De heksenketel van de fabriekshallen
Schrille beelden in de nieuwe roman van Franz Böni
Die Wanderarbeiter door Franz Böni Uitgever: Suhrkamp, 175 p., f32,75 Importeur: Nilsson & Lamm
Gerda Meijerink
‘Als je eenmaal aan de gang was kon werken best prettig zijn, zei A. Het probleem was alleen de overgang van de vrijheid naar de gevangenschap van de fabriek. Je moest iets doen dat tegen je aard indruiste. Maar uiteindelijk was alles slechts een kwestie van gewenning. Het was alsof een vis eerst even aan het leven op het droge moest wennen.’ Zo berustend als de hoofdpersoon in de nieuwe roman van Franz Böni Die Wanderarbeiter hier over het werk in de fabriek spreekt, zo navrant is het beeld van de vis op het droge, die daar immers gedoemd is te sterven. Franz Böni schrijft in zijn nieuwe roman over die fase tussen leven en dood waarin het grootste deel van de beroepsbevolking in onze moderne geïndustrialiseerde samenleving gedwongen is te bestaan: als fabrieksarbeider. Het is een thema dat ook al in een aantal verhalen en in zijn roman Schlatt voorkwam.

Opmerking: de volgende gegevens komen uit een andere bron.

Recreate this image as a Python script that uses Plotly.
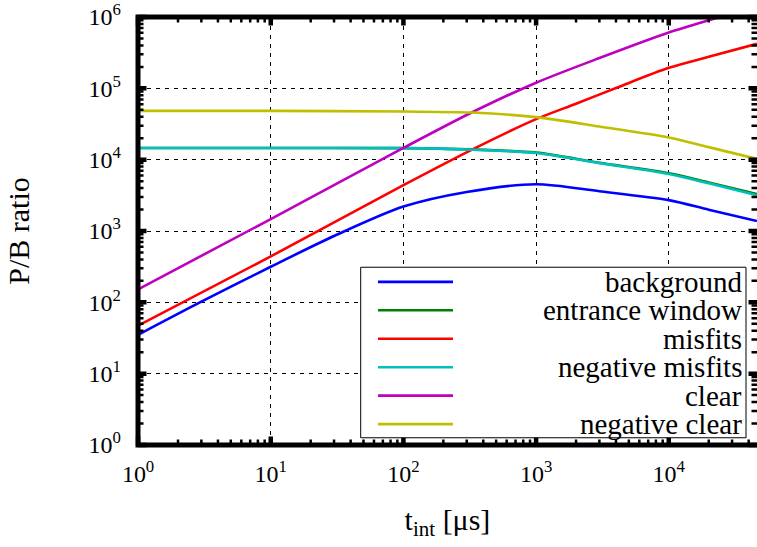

Groepen ‘Wanderarbeiter’ reizen het land af op zoek naar werk dat er nauwelijks is. Als het gerucht gaat dat in de textielfabriek Surenthal arbeiders gevraagd worden, trekken ze er als blinde passagiers in goederentreinen op af. De hoofdpersoon van de roman, A. en zijn vriend Karl, lukt het ook om daar werk te vinden; ze worden ondergebracht in een voormalig quarantainehuis voor mensen met roodvonk dat daarom nog steeds ‘Siechenhof’ genoemd wordt en dat nu een kosthuis voor arbeiders is; ze beginnen met hun ploegendienst in de fabriek. Op die twee plaatsen, het kosthuis en de fabriek, speelt de hele roman zich af, de handeling stokt in feite al na het eerste hoofdstuk, wat beschreven wordt is de heksenketel van de immer doordraaiende machines in de fabriekshallen.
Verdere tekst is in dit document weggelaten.